The request: Drop the images; return everything else in the listing below exactly.
>> Start Supplied information
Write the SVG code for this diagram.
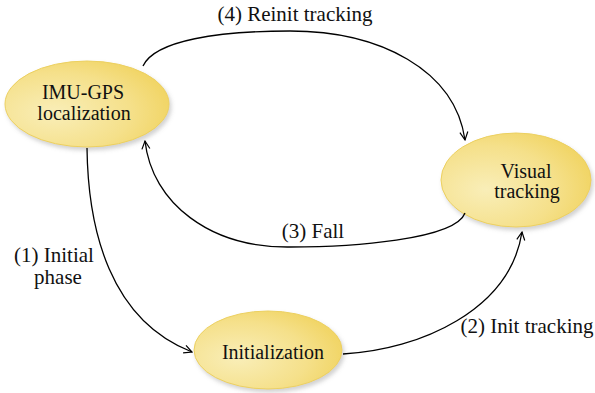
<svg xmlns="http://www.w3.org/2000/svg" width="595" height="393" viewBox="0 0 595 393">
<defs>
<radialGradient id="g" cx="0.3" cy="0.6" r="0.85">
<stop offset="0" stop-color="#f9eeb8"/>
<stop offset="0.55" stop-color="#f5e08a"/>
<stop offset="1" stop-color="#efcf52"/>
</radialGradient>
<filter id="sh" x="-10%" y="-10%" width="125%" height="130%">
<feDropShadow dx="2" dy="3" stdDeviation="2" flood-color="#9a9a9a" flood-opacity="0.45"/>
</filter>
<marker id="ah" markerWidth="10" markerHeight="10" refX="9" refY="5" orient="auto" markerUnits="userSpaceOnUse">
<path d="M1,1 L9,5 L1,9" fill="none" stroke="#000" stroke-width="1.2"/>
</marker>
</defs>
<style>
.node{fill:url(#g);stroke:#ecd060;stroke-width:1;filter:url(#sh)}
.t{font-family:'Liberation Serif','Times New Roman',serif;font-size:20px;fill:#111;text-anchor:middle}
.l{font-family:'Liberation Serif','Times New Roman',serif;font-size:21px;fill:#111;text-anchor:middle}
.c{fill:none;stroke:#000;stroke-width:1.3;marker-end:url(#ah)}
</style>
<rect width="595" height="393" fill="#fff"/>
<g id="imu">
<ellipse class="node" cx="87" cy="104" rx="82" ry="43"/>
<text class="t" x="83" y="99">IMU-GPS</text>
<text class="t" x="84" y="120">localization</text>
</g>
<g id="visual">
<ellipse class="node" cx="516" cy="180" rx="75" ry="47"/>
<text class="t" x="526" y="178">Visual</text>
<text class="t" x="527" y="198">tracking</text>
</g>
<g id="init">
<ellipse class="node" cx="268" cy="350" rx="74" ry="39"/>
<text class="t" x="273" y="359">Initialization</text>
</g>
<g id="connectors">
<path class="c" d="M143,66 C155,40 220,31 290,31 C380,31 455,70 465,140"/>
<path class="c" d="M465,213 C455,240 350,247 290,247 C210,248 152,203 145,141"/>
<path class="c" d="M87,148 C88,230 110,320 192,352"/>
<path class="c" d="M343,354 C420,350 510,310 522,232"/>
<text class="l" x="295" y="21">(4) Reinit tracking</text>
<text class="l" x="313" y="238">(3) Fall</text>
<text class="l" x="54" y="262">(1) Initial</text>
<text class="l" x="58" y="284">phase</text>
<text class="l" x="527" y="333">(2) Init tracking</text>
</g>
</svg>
>> End Supplied information
The reply:
Write the SVG code for this diagram.
<svg xmlns="http://www.w3.org/2000/svg" width="595" height="393" viewBox="0 0 595 393">
<defs>
<radialGradient id="g" cx="0.3" cy="0.6" r="0.85">
<stop offset="0" stop-color="#f9eeb8"/>
<stop offset="0.55" stop-color="#f5e08a"/>
<stop offset="1" stop-color="#efcf52"/>
</radialGradient>
<filter id="sh" x="-10%" y="-10%" width="125%" height="130%">
<feDropShadow dx="2" dy="3" stdDeviation="2" flood-color="#9a9a9a" flood-opacity="0.45"/>
</filter>
<marker id="ah" markerWidth="10" markerHeight="10" refX="9" refY="5" orient="auto" markerUnits="userSpaceOnUse">
<path d="M1,1 L9,5 L1,9" fill="none" stroke="#000" stroke-width="1.2"/>
</marker>
</defs>
<style>
.node{fill:url(#g);stroke:#ecd060;stroke-width:1;filter:url(#sh)}
.t{font-family:'Liberation Serif','Times New Roman',serif;font-size:20px;fill:#111;text-anchor:middle}
.l{font-family:'Liberation Serif','Times New Roman',serif;font-size:21px;fill:#111;text-anchor:middle}
.c{fill:none;stroke:#000;stroke-width:1.3;marker-end:url(#ah)}
</style>
<rect width="595" height="393" fill="#fff"/>
<g id="imu">
<ellipse class="node" cx="87" cy="104" rx="82" ry="43"/>
<text class="t" x="83" y="99">IMU-GPS</text>
<text class="t" x="84" y="120">localization</text>
</g>
<g id="visual">
<ellipse class="node" cx="516" cy="180" rx="75" ry="47"/>
<text class="t" x="526" y="178">Visual</text>
<text class="t" x="527" y="198">tracking</text>
</g>
<g id="init">
<ellipse class="node" cx="268" cy="350" rx="74" ry="39"/>
<text class="t" x="273" y="359">Initialization</text>
</g>
<g id="connectors">
<path class="c" d="M143,66 C155,40 220,31 290,31 C380,31 455,70 465,140"/>
<path class="c" d="M465,213 C455,240 350,247 290,247 C210,248 152,203 145,141"/>
<path class="c" d="M87,148 C88,230 110,320 192,352"/>
<path class="c" d="M343,354 C420,350 510,310 522,232"/>
<text class="l" x="295" y="21">(4) Reinit tracking</text>
<text class="l" x="313" y="238">(3) Fall</text>
<text class="l" x="54" y="262">(1) Initial</text>
<text class="l" x="58" y="284">phase</text>
<text class="l" x="527" y="333">(2) Init tracking</text>
</g>
</svg>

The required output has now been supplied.